Ingalls supervisor terrorized women with sexual acts, comments and threats, lawsuit says
Huntington Ingalls Industries and contractor NSC Technologies ignored pleas for help from women on a cleaning crew who claimed a supervisor at the Pascagoula shipyard masturbated in front of them, coerced one of them to have sex or lose her job, groped them and made crude, sexually explicit comments, a lawsuit filed by the Equal Employment Opportunity Commission says.
The lawsuit, filed in U.S. District Court in Alabama, accuses Huntington Ingalls Industries and NSC of violating the Civil Rights Act of 1964, which prohibits sexual harassment in the workplace or retaliation against anyone who reports it. The EEOC notified both companies of the violations in May 2021, the lawsuits says.
The women worked for NSC on the cleaning crew of a Coast Guard ship at Ingalls Shipbuilding in Pascagoula, the lawsuit says, where they were harassed by Huntington Ingalls supervisor Patrick Dingle.
The EEOC filed the lawsuit only after the agency was unable to reach an acceptable agreement with the companies to remedy the unlawful practices, the lawsuit says. The EEOC is asking presiding U.S. District Judge Kristi K. DuBose to order the companies and their employees to stop sexual harassment and retaliation, and adopt policies and training programs that will prevent it in the future.
The EEOC is also asking for punitive damage against the companies for “malicious and reckless conduct,” back pay and compensation for the women’s financial losses, and compensation for their emotional suffering and humiliation. The lawsuit does not indicate how many women were harassed but details harassment against two specific women and others on the cleaning crew of a Coast Guard ship at Ingalls.
Repeated sexual harassment claimed
Dingle sexually harassed the women from September 2017 until May 2018, the lawsuit says. It describes repeated vulgar comments he made to the women about their bodies and sex.
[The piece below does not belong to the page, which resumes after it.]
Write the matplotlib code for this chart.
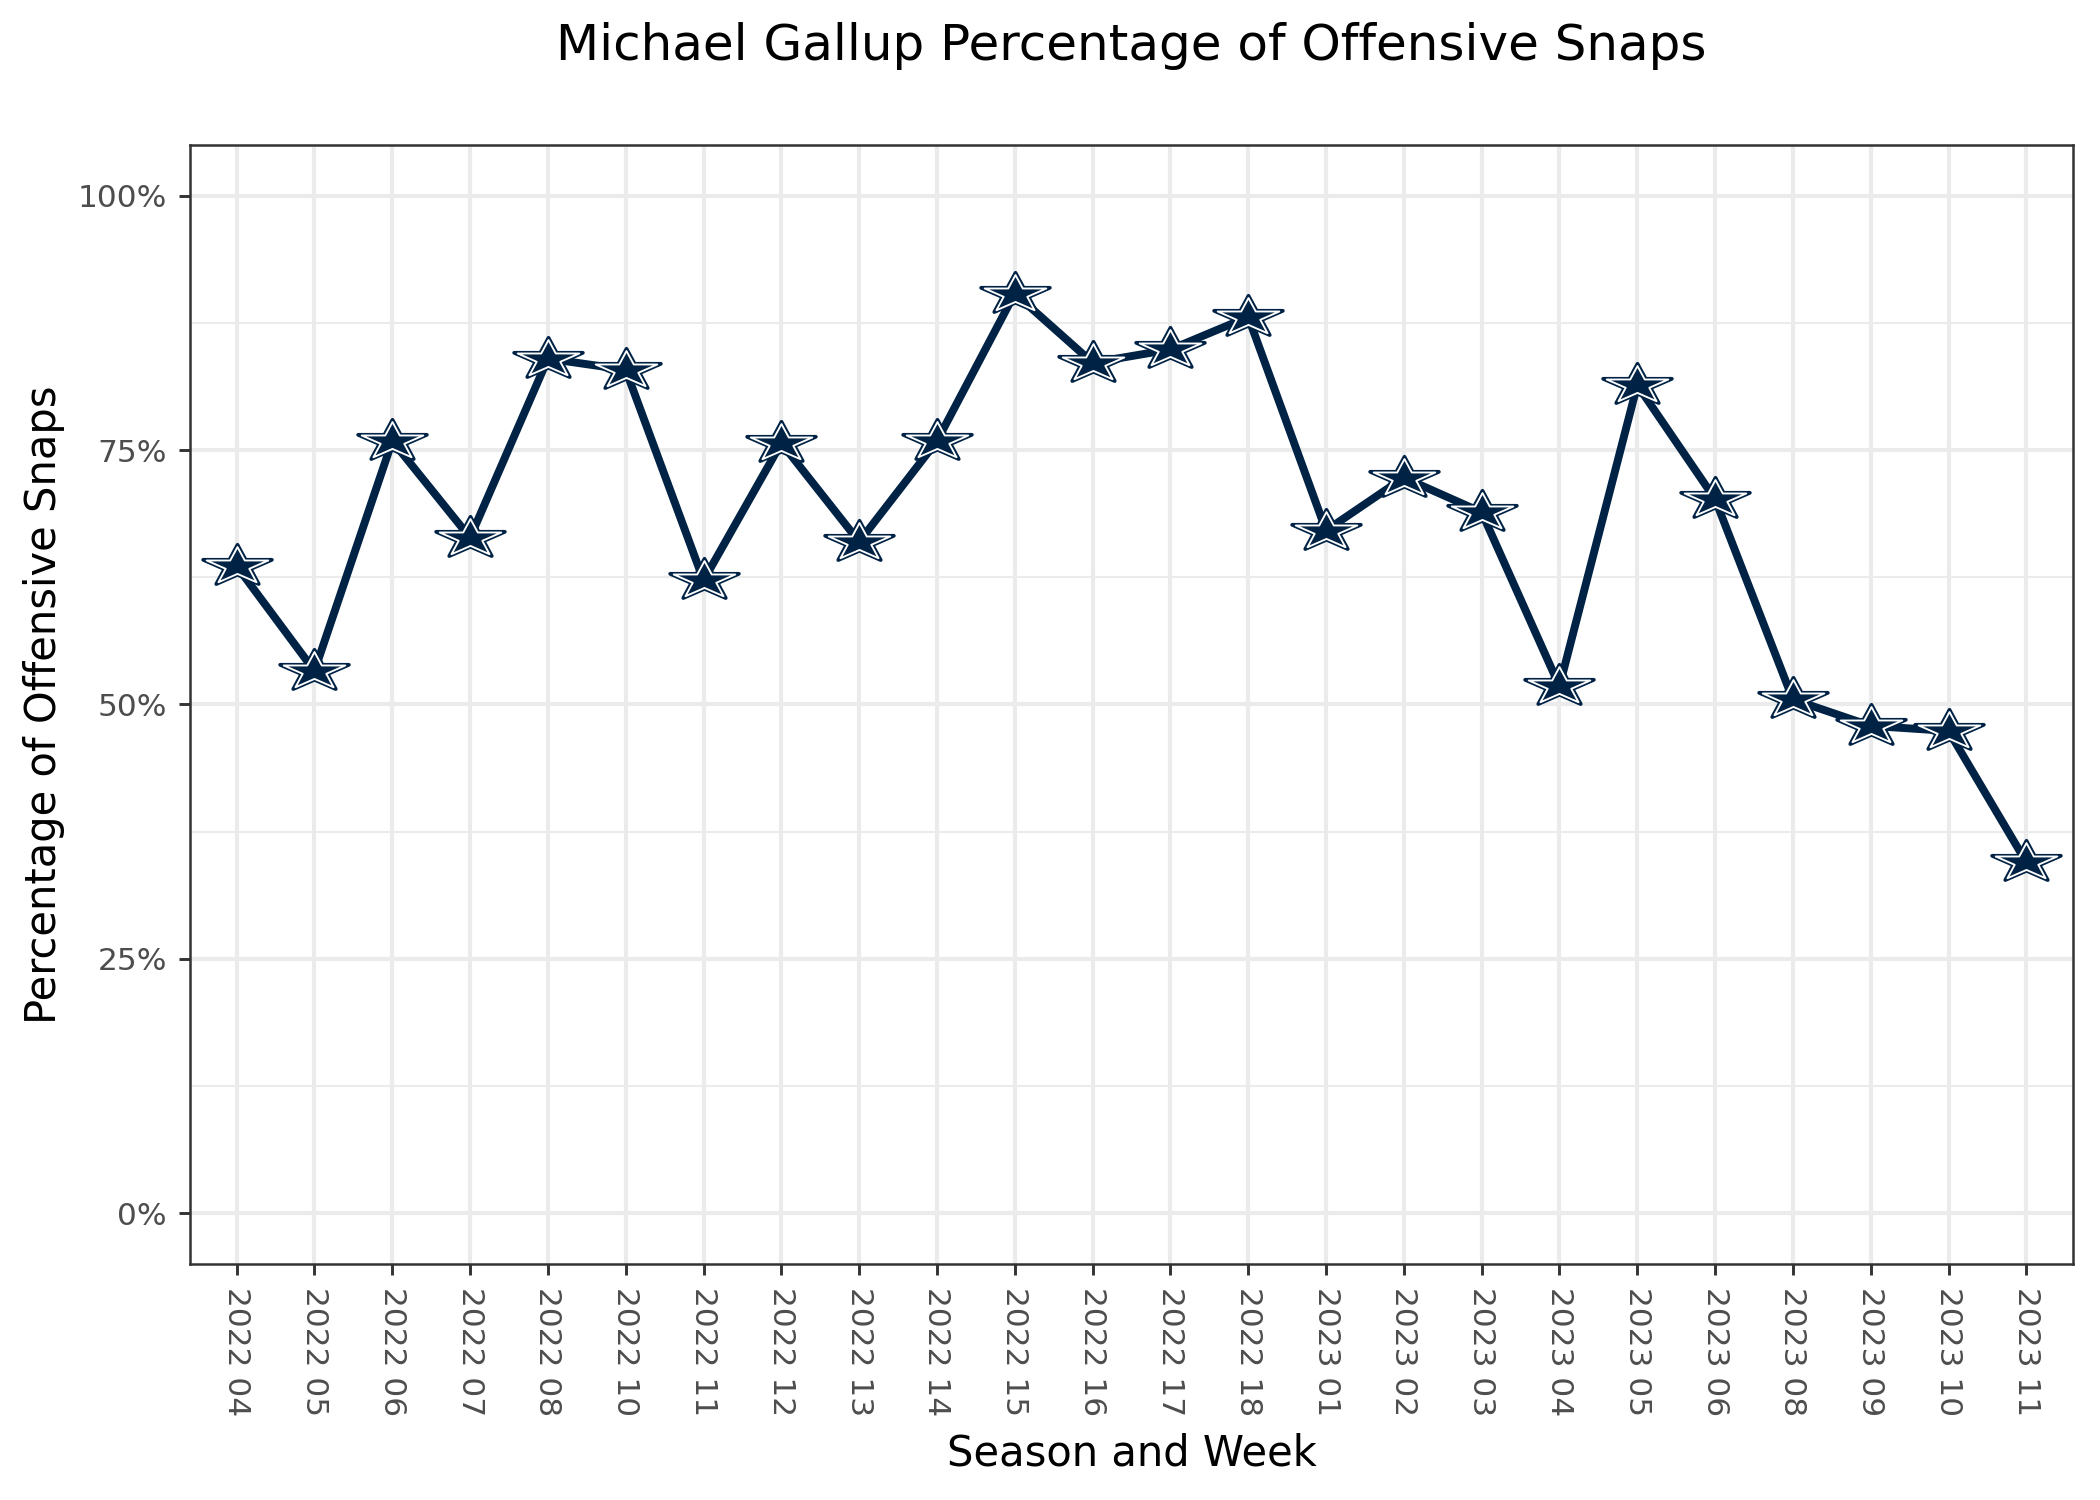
import numpy as np
import matplotlib.pyplot as plt
from matplotlib.path import Path
from matplotlib.ticker import FixedLocator

weeks = ['2022 04', '2022 05', '2022 06', '2022 07', '2022 08', '2022 10',
         '2022 11', '2022 12', '2022 13', '2022 14', '2022 15', '2022 16',
         '2022 17', '2022 18', '2023 01', '2023 02', '2023 03', '2023 04',
         '2023 05', '2023 06', '2023 08', '2023 09', '2023 10', '2023 11']
snap_pct = [63.6, 53.3, 75.9, 66.4, 84.0, 82.9, 62.2, 75.7, 66.0, 75.9,
            90.4, 83.6, 84.9, 88.1, 67.1, 72.3, 68.9, 51.8, 81.4, 70.2,
            50.5, 47.9, 47.4, 34.5]
y_ticks = [0, 25, 50, 75, 100]
y_labels = ['0%', '25%', '50%', '75%', '100%']

navy = '#002244'
grid_col = '#EBEBEB'
text_col = '#4D4D4D'

# flattened five-point star (wider than tall, like the reference markers)
ang = np.pi / 2 + np.arange(10) * np.pi / 5
rad = np.where(np.arange(10) % 2 == 0, 1.0, 0.382)
verts = np.column_stack([rad * np.cos(ang), rad * np.sin(ang) * 0.6])
verts = np.vstack([verts, verts[:1]])
star = Path(verts, closed=True)

fig = plt.figure(figsize=(7, 5), dpi=300)
ax = fig.add_axes([190/2100, 1-1264/1500, (2073-190)/2100, (1264-145)/1500])

x = np.arange(len(weeks))
ax.plot(x, snap_pct, color=navy, lw=1.9, zorder=3)
ax.plot(x, snap_pct, ls='none', marker=star, ms=16.5, mfc=navy, mec=navy, mew=0.9, zorder=4)
ax.plot(x, snap_pct, ls='none', marker=star, ms=14.8, mfc=navy, mec='white', mew=0.45, zorder=5)

ax.set_xlim(-0.6, len(weeks) - 0.4)
ax.set_ylim(-5, 105)
ax.set_xticks(x)
ax.set_xticklabels(weeks, rotation=270, fontsize=7.5, color=text_col)
ax.set_yticks(y_ticks)
ax.set_yticklabels(y_labels, fontsize=7.5, color=text_col)
ax.yaxis.set_minor_locator(FixedLocator([12.5, 37.5, 62.5, 87.5]))
ax.tick_params(axis='y', which='minor', length=0)
ax.tick_params(which='major', length=2.7, width=0.7, color='#333333', pad=2.8)

ax.grid(True, which='major', color=grid_col, lw=1.0, zorder=0)
ax.grid(True, which='minor', axis='y', color=grid_col, lw=0.5, zorder=0)
ax.set_axisbelow(True)
for s in ax.spines.values():
    s.set_color('#333333')
    s.set_linewidth(0.6)

ax_mid_x = 0.5 * (190 + 2073) / 2100
ax_mid_y = 1 - 0.5 * (145 + 1264) / 1500
fig.text(ax_mid_x, 0.0227, 'Season and Week', fontsize=10, ha='center', va='baseline')
fig.text(33/1568, ax_mid_y, 'Percentage of Offensive Snaps', fontsize=10,
         rotation=90, ha='center', va='center')
fig.text(ax_mid_x, 0.96, 'Michael Gallup Percentage of Offensive Snaps',
         fontsize=12, ha='center', va='baseline')

fig.savefig('out.png', dpi=300)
He also groped the women, exposed himself and masturbated in front of them, the lawsuit says.
He forced one woman to have sex with him in November 2017 in a ship washroom by threatening her job, the lawsuit says. Multiple times a day, he made sexual comments to her, including, “You look so fine in those jeans.” He masturbated in front of her on at least three occasions, the lawsuit says.
Dingle sought out the women “when they were working alone or working only with other females whom he had previously harassed so he could touch them or make sexual comments without interference.”
When the women knew they would have to work around Dingle, they would ask their immediate supervisor with NSC to accompany them for protection. The lawsuit says the supervisor, James Willis, a lead cleaning crew member at the shipyard, was “well aware” of the harassment.
When the woman forced to have sex with Dingle to keep her job reported what had happened to Willis, the lawsuit says he responded, “Sometimes, you have to do what you have to do to keep your job.”
Women ignored when work violations reported, lawsuit says
Willis did report the woman’s complaint to NSC branch manager Ty Collard but he took no action. Instead, Collard said his concern was keeping NSC’s contract with Huntington Ingalls, the lawsuit says.
In April 2018, a second woman was fired after she refused to have sex with Dingle, the lawsuit says. The woman reported the harassment and termination to NSC recruiter Alexandria Rucker, the lawsuit says.
“Rucker acknowledged that she knew other female employees had made similar complaints but that there was nothing she could do and emphasized that (the woman) should not do anything that would cause NSC to lose its contract with HI,” the lawsuit says.
Seeing that NSC would do nothing to protect her, the lawsuit says, the woman called the Huntington Ingalls hotline later in April 2018. The woman forced to have sex with Dingle also called the hotline to report the harassment, then placed several followup calls.
Dingle then threatened one of the women who had reported him, saying she would lose her life if he lost his job.
Huntington Ingalls “permitted Dingle to continue to work around . . . female employees, which allowed him to continue harassing them and gave him the opportunity to threaten (one woman’s) life,” the lawsuit says.
Although the lawsuit names two of the women it says were threatened with their jobs if they did not have sex, the Sun Herald does not identify victims or potential victims of sexual violations without their permission.
NSC closed its office in Mobile this week, said a woman who identified herself to the Sun Herald as company branch manager in Jacksonville. Neither NSC nor Ingalls Shipbuilding has responded to the Sun Herald’s request for comments on the lawsuit.